EXERCISE INPUT:
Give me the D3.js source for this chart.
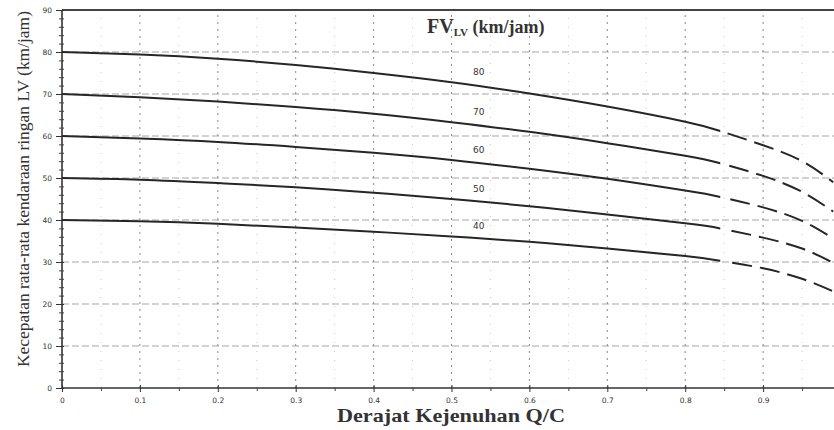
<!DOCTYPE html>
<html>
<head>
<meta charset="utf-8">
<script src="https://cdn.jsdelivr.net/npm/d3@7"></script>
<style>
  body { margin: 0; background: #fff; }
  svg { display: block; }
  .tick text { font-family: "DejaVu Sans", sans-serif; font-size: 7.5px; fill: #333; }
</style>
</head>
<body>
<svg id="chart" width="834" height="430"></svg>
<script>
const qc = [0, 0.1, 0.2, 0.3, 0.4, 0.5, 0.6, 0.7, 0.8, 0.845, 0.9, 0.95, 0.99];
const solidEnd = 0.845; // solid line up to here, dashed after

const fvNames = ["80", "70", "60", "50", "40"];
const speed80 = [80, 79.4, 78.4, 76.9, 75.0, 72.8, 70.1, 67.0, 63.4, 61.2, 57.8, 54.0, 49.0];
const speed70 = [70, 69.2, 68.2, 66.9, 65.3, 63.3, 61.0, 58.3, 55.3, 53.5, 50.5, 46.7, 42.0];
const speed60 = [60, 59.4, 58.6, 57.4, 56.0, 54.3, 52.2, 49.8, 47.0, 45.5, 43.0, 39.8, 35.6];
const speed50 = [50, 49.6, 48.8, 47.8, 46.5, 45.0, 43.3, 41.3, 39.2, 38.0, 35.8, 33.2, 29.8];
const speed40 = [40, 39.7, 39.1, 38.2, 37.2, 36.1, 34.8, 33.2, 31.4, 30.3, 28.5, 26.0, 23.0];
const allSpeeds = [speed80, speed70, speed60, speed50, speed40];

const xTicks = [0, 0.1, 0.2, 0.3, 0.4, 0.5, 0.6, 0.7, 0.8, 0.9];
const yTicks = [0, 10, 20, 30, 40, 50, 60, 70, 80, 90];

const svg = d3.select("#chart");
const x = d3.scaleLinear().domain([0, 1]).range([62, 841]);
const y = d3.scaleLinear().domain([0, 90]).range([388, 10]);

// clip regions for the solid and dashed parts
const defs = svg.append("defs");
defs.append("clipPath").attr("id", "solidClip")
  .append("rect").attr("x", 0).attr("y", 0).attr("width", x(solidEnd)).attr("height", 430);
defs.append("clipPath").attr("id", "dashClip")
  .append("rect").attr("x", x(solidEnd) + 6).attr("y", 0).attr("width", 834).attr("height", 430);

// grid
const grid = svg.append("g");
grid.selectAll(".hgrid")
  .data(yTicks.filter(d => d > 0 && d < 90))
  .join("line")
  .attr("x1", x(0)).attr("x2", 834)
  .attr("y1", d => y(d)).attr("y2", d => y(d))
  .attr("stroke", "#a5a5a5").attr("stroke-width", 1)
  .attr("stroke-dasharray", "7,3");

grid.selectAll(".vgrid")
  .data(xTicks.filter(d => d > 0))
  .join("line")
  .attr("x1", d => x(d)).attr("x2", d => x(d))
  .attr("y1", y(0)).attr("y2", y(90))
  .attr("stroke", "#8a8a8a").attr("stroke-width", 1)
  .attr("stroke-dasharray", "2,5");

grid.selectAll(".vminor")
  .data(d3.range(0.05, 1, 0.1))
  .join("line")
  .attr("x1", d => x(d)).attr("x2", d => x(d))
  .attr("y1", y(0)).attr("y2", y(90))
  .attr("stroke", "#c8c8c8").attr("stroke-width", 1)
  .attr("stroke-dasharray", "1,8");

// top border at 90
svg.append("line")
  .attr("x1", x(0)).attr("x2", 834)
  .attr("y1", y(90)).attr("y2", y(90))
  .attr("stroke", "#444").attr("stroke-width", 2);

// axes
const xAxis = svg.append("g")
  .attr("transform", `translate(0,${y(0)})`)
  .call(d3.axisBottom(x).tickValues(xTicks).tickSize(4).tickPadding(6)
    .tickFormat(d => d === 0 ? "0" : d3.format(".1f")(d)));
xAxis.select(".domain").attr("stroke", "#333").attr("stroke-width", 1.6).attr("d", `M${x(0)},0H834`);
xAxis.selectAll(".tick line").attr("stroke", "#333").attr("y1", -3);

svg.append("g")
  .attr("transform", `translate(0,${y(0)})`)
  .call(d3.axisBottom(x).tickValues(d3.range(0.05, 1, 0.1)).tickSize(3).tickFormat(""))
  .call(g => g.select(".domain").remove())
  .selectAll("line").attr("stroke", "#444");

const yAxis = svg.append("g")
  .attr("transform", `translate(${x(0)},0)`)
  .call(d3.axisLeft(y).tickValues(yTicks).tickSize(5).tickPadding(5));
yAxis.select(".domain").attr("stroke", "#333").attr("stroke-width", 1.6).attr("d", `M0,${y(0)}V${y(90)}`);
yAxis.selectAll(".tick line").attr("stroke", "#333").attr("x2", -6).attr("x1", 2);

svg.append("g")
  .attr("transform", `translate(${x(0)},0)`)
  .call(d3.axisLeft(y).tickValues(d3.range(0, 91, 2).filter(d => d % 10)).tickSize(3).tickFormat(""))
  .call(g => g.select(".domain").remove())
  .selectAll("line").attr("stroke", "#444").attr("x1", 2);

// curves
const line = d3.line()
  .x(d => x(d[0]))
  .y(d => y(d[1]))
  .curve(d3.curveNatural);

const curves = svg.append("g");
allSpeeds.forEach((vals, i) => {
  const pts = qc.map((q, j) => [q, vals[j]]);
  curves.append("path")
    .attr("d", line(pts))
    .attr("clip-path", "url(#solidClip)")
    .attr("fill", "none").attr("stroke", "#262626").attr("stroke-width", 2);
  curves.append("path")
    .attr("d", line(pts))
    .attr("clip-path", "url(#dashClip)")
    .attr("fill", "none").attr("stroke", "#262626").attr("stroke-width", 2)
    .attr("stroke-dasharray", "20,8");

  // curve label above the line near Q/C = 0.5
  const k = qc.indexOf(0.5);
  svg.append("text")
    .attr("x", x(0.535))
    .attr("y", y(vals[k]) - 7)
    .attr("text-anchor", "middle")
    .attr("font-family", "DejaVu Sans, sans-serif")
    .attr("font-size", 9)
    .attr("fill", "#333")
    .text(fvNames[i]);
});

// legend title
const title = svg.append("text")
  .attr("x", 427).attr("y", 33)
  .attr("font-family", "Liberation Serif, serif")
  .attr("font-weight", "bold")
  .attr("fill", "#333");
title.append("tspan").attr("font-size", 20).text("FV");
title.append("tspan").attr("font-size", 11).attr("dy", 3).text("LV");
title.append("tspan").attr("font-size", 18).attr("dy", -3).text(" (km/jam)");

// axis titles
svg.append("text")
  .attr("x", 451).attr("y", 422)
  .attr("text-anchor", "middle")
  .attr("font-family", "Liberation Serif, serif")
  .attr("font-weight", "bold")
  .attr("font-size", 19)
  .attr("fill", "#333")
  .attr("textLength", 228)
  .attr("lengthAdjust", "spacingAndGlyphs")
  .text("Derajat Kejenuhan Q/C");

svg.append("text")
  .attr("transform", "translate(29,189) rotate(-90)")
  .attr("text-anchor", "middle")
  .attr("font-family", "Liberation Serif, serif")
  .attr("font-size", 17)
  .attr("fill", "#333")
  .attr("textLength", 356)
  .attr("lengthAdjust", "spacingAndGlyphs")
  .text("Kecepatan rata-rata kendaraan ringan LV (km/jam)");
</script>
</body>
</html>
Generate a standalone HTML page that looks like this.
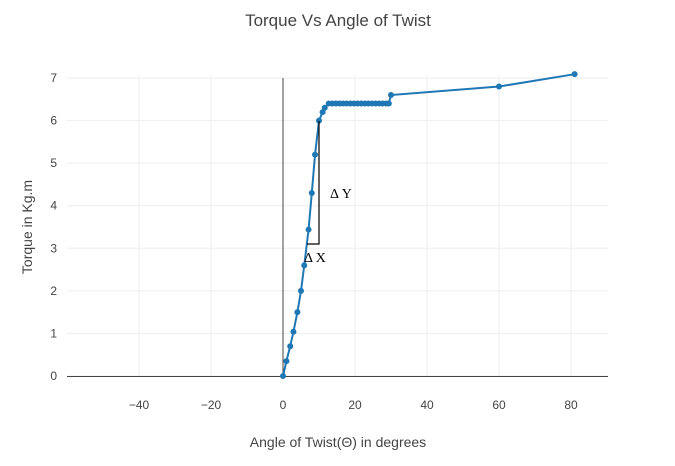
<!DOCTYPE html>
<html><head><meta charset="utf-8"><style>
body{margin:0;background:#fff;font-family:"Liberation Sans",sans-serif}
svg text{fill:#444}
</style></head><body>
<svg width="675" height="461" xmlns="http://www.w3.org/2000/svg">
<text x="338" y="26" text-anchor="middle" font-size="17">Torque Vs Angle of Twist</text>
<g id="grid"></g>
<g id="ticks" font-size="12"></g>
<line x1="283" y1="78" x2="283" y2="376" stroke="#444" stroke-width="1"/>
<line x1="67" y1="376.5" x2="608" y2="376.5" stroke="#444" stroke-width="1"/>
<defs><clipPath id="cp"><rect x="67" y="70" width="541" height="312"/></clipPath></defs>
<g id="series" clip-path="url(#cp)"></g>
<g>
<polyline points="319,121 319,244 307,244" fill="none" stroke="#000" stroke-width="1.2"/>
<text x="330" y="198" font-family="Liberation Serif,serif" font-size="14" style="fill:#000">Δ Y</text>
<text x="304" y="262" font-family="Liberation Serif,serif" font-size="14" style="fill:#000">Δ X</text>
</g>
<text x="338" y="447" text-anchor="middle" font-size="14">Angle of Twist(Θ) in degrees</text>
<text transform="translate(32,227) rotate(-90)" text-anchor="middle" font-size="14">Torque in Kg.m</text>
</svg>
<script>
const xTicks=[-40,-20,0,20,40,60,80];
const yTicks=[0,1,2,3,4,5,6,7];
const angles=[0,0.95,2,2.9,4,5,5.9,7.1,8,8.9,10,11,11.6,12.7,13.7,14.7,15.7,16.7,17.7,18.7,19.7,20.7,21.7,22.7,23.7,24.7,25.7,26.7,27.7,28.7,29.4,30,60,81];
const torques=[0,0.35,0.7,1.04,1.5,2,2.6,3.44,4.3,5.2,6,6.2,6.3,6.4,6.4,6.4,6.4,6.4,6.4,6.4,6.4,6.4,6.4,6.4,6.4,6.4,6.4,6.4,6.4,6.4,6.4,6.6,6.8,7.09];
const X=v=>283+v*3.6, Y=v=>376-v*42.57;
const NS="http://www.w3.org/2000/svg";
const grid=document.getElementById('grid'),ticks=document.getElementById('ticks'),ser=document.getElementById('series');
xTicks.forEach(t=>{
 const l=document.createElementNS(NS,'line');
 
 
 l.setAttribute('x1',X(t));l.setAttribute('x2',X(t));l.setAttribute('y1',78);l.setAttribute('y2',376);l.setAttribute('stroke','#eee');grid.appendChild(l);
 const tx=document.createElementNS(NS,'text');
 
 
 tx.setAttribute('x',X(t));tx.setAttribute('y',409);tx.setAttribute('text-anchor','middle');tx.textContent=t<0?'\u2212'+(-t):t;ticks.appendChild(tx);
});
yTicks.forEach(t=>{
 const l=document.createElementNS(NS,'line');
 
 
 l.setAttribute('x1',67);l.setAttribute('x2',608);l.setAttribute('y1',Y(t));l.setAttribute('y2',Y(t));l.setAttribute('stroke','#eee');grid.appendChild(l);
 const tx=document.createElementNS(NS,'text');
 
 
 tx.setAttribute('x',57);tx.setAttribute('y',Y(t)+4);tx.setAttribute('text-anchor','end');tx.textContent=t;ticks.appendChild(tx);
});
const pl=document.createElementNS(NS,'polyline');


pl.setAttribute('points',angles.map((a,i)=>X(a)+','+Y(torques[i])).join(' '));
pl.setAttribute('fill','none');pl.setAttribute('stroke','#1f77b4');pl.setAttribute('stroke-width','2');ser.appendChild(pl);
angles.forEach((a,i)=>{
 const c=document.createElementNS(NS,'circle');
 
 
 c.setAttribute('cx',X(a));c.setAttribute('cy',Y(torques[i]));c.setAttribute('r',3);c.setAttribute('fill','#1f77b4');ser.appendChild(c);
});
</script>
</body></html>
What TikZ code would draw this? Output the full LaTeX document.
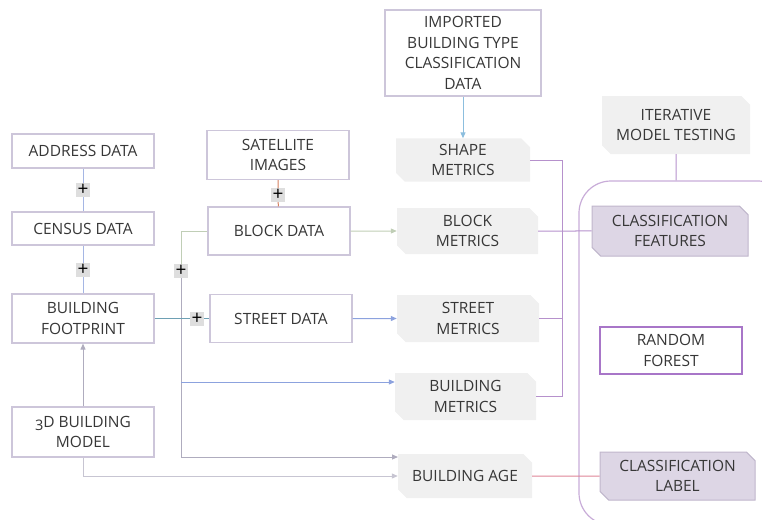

WHAT THE EXERCISE ASKS:
Lines from the records above that hold "chart" are the ones to list.

ANSWER TO THE PROBLEM:
Give me the D3.js source for this chart.
<svg id="chart" width="834" height="430"></svg>
const svg = d3.select("#chart");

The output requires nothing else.